Lord Keen's appearance
Lord Keen as the minister currently progressing these reforms would presumably have expected at least some of the committee members to have remained hostile to the proposed reforms, and so it proved with Labour MP David Hanson in particular with whom he had some testing exchanges. Nevertheless, the government intention to proceed with the reform remained clear from his appearance before the committee yesterday.
Beyond those skirmishes, Lord Keen referred to the work in progress of the 5 working groups and said that he would be happy to report back to the committee once their work was completed. He saw this work as addressing the initial concerns of the judiciary to what lay ahead.
The government was looking to achieve a simplified claims process in which as far as the litigation side was concerned, judges might need to take a more pro-active role.
He saw the SCT increase as appropriate as it had remained at £1,000 since 1991, that injury claims underneath it had proceeded "without obvious difficulty", and that complex claims could be allocated instead to the fast track due to that complexity even if of value within the SCT.
The government had calculated that with inflation the value of the £1,000 level when set was now around £2,000, and while others calculated the comparative figure at around £1,700, £2,000 was appropriate now and for the period ahead.
Claimants acting in person needing advice could turn to their union or to the Citizens' Advice Bureau for example, he said. Or they could involve one of those "good CMCs who looked after their customers". Lawyers were not necessarily the "gatekeepers to settlement": this role was carried out by the Pre-Action Protocols.
He did not accept a major disruption in the BTE market because of the extremely flexible claims environment, but if good CMCs replaced BTE insurance that was not equivalent to a bad thing. Again, the market was so flexible that it would adapt.
Use of paid McKenzie Friends was agreed by Lord Keen to leave room for abuse, as they could effectively do the work of a CMC but without regulation. The judiciary were looking at the issue and the MoJ would listen to their views but were alive to the risk.
The proposed ban on cold calling would proceed but would not present a complete answer due to the international element of the calls, so more was needed.
Lord Keen added that whether to extend the cap on CMC charges in injury claims to 20% would be a matter for the FCA following the change in regulator next year, but from the MoJ's perspective they would want to see first how the changes bedded in before deciding whether to encourage the FCA to act on the power.
The need for reform as seen by Lord Keen
One factor he identified was the high number of claims – he referred to 780,000-800,000 RTA claims per year currently. Despite, he said, increased vehicle safety and a fall in the number of accidents, the number of claims had not decreased at all, and remained dramatically higher than historically and in other countries.
In addition his qualitative view was that many of those claims were either fraudulent, exaggerated or "set up". He referred to "macro evidence of a claims culture".

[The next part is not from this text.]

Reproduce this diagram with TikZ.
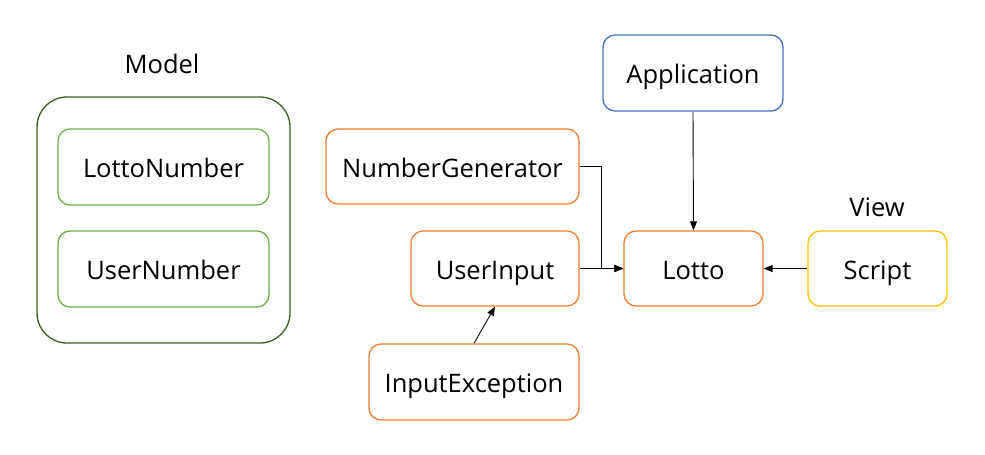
\documentclass[tikz,border=0pt]{standalone}
\usepackage{fontspec}
\setmainfont{Open Sans}
\usetikzlibrary{arrows.meta}
\definecolor{orng}{HTML}{ED7D31}
\definecolor{grn}{HTML}{70AD47}
\definecolor{dgrn}{HTML}{3B5E22}
\definecolor{blu}{HTML}{4472C4}
\definecolor{ylw}{HTML}{FFC000}
\tikzset{
  box/.style={draw, rounded corners=12pt, line width=1.3pt, inner sep=0pt, font=\fontsize{25.5}{30}\selectfont, text height=24pt, text depth=3pt},
  obox/.style={box, draw=orng},
  gbox/.style={box, draw=grn},
  lbl/.style={font=\fontsize{25.5}{30}\selectfont, inner sep=0pt},
  conn/.style={draw=black, line width=0.9pt, -{Triangle[length=9pt,width=7pt]}},
}
\begin{document}
\begin{tikzpicture}[x=1pt,y=-1pt]
\useasboundingbox (0,0) rectangle (985,455);
% Model group
\node[draw=dgrn, line width=1.3pt, rounded corners=30pt, minimum width=253pt, minimum height=246pt] (model) at (163.5,220) {};
\node[lbl] (modellbl) at (162,64) {Model};
\node[gbox, minimum width=211pt, minimum height=76pt] (lottonum) at (163.5,167) {LottoNumber};
\node[gbox, minimum width=211pt, minimum height=76pt] (usernum) at (163.5,269) {UserNumber};
% Orange
\node[obox, minimum width=253pt, minimum height=75pt] (numgen) at (452.5,166.5) {NumberGenerator};
\node[obox, minimum width=168pt, minimum height=75pt] (userinput) at (495,268.5) {UserInput};
\node[obox, minimum width=210pt, minimum height=76pt] (inputexc) at (474,382) {InputException};
\node[obox, minimum width=139pt, minimum height=75pt] (lotto) at (693.5,268.5) {Lotto};
% Application
\node[box, draw=blu, minimum width=180pt, minimum height=76pt] (app) at (693,73) {Application};
% View
\node[lbl] (viewlbl) at (877,207) {View};
\node[box, draw=ylw, minimum width=139pt, minimum height=75pt] (script) at (877.5,268.5) {Script};
% connectors
\coordinate (bend) at (601,0);
\draw[conn] (numgen.east) -- (numgen.east -| bend) -- (lotto.west -| bend) -- (lotto.west);
\draw[conn] (userinput.east) -- (lotto.west);
\draw[conn] (app.south) -- (lotto.north);
\draw[conn] (script.west) -- (lotto.east);
\draw[conn] (inputexc.north) -- (userinput.south);
\end{tikzpicture}
\end{document}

Aviva and LV had said they would reflect savings in their premiums, and in a highly competitive environment, others would follow, he was prepared to accept.
The panel of witnesses from interested parties
Nigel Teasdale, DWF Head of Motor & Fraud and FOIL Immediate Past President was amongst those giving evidence to the committee who also included FOIL's Technical Director as well as the perspective of a trade union and a BTE provider.

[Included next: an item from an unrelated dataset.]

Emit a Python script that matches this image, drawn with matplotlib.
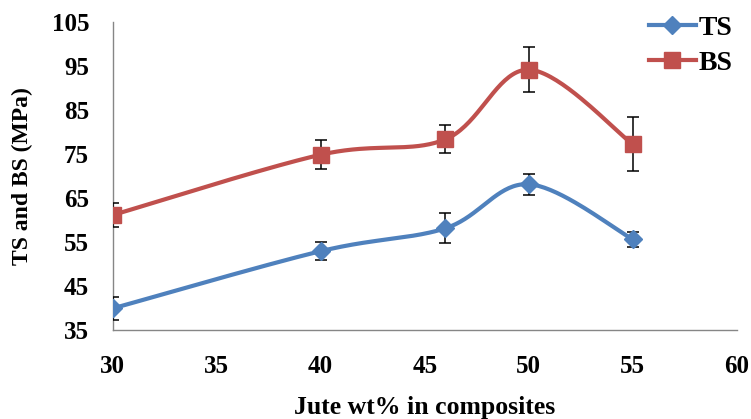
import numpy as np
import matplotlib
matplotlib.use("Agg")
import matplotlib.pyplot as plt
from matplotlib.lines import Line2D

# ---- data ----
jute_wt = [30, 40, 46, 50, 55]
ts_values = [39.9, 52.9, 58.1, 68.1, 55.6]
ts_errors = [2.6, 2.1, 3.4, 2.4, 1.7]
bs_values = [61.1, 74.8, 78.3, 94.1, 77.2]
bs_errors = [2.75, 3.3, 3.2, 5.1, 6.2]
x_ticks = [30, 35, 40, 45, 50, 55, 60]
y_ticks = [35, 45, 55, 65, 75, 85, 95, 105]
series_names = ["TS", "BS"]

BLUE = "#4F81BD"
RED = "#C0504D"
FONT = "Liberation Serif"


def smooth(xs, ys, n=40):
    """Excel-like smoothed line: Catmull-Rom -> cubic Bezier segments."""
    P = np.column_stack([xs, ys]).astype(float)
    out = []
    m = len(P)
    for i in range(m - 1):
        p0 = P[i - 1] if i > 0 else P[i]
        p1 = P[i]
        p2 = P[i + 1]
        p3 = P[i + 2] if i + 2 < m else P[i + 1]
        c1 = p1 + (p2 - p0) / 6.0
        c2 = p2 - (p3 - p1) / 6.0
        t = np.linspace(0, 1, n)[:, None]
        seg = ((1 - t) ** 3) * p1 + 3 * ((1 - t) ** 2) * t * c1 + 3 * (1 - t) * t ** 2 * c2 + t ** 3 * p2
        if i > 0:
            seg = seg[1:]
        out.append(seg)
    out = np.vstack(out)
    return out[:, 0], out[:, 1]


fig = plt.figure(figsize=(7.51, 4.19), dpi=100)
ax = fig.add_axes([0.150, 0.2124, 0.831, 0.7358])

for vals, errs, color, marker, ms in [
    (ts_values, ts_errors, BLUE, "D", 9.5),
    (bs_values, bs_errors, RED, "s", 11.5),
]:
    sx, sy = smooth(jute_wt, vals)
    ax.plot(sx, sy, color=color, lw=3.0, solid_capstyle="round", zorder=2)
    ax.errorbar(jute_wt, vals, yerr=errs, fmt="none", ecolor="black",
                elinewidth=1.1, capsize=4.5, capthick=1.1, zorder=3)
    ax.plot(jute_wt, vals, ls="none", marker=marker, ms=ms, color=color,
            markeredgecolor=color, zorder=4)

ax.set_xlim(30, 60)
ax.set_ylim(35, 105)
ax.set_xticks(x_ticks)
ax.set_yticks(y_ticks)
ax.set_xticklabels([str(v) for v in x_ticks], fontfamily=FONT, fontweight="bold", fontsize=18)
ax.set_yticklabels([str(v) for v in y_ticks], fontfamily=FONT, fontweight="bold", fontsize=18)
ax.tick_params(axis="both", length=0)
ax.tick_params(axis="x", pad=18)
ax.tick_params(axis="y", pad=17)

for s in ["top", "right"]:
    ax.spines[s].set_visible(False)
for s in ["left", "bottom"]:
    ax.spines[s].set_color("#868686")
    ax.spines[s].set_linewidth(1.0)

ax.set_xlabel("Jute wt% in composites", fontfamily=FONT, fontweight="bold", fontsize=18.5, labelpad=13)
ax.set_ylabel("TS and BS (MPa)", fontfamily=FONT, fontweight="bold", fontsize=17, labelpad=13)

handles = [
    Line2D([], [], color=BLUE, lw=3.0, marker="D", ms=9.5),
    Line2D([], [], color=RED, lw=3.0, marker="s", ms=11.5),
]
fig.legend(handles, series_names, loc="upper right", bbox_to_anchor=(0.99, 0.99),
           frameon=False, prop={"family": FONT, "weight": "bold", "size": 20},
           handlelength=1.7, handletextpad=0.1, labelspacing=0.35, borderaxespad=0)

fig.savefig("out.png", dpi=100)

The primary issue for the panel of witnesses concerning claims affected by the reforms was the process through which those claims would be brought in the future. While vested interests were keen to identify obstacles to prevent the reforms going through, the FOIL view was that post-reform a combination of use of the portal and the Online Court, accompanied by new technology, would provide a platform on which access to justice could be delivered for low value claims in a modern, streamlined way.
BTE insurers claimed that they saw themselves with a strategic business decision as to whether to continue to fund legal assistance for the claims in question, but if they decided to do so feared costs which they said were now £25-30 per policy becoming prohibitive. In response FOIL supported continued BTE involvement in these claims and identified reasons why it could be expected to continue to be available.
Increased CMC involvement was seen by the panel as likely and the need for the incoming changes affecting their regulation were generally recognised. Nigel's experience as MedCo director enabled him to explain how other aspects of the claimant market were dysfunctional too – not everything could be put at the door of CMCs.
Nigel was also able to clearly identify with CRU figures how RTA claims volumes had surged, from around 400,000 per year in the early noughties, to effectively double at a current 5 year average of 780,000. The extent of the increase was attributable, he said, to changes such as referral fees becoming lawful, the effect of which was that claimants had become commodities.
The union predictably took the claimant view of seemingly accepting that nothing about the current system should change: they saw the best solution for claimants in these cases as being advice from a lawyer and their spokesman wanted to maintain current processes and indeed the current SCT limit notwithstanding it not having changed since 1991, over a period now approaching 30 years.
Understandably though, the union was most concerned about the SCT rise to £2,000 for EL/PL claims, arguing that inflation from 1999 onwards (their preferred start date for the calculation) would mean that the level was yet to reach £1,500. Their spokesman noted the reduction in the number of new EL claims on the CRU data over recent years.
In response, FOIL were able to refer to their calculations showing that updating the £1,000 by RPI now reached a figure of nearly £1,700, and that you should then add in the fact that that figure should be higher still as recent inflationary increases for minor injuries over the last 5 years had in fact reached 20% whereas RPI over the same period had only been 5.5%.
In conclusion, provided it was coupled with process reform, Nigel saw no reason why the SCT level could not be increased.
The MoJ's 5 working groups will continue their work in the months ahead. The Civil Liability Bill and indeed the Courts Bill are awaited when parliamentary time allows. We will see what the various party interests within the new make-up of the Justice Committee make of the changes when they publish their report and whether it has any impact on the way the government are seeking to fulfil their agenda.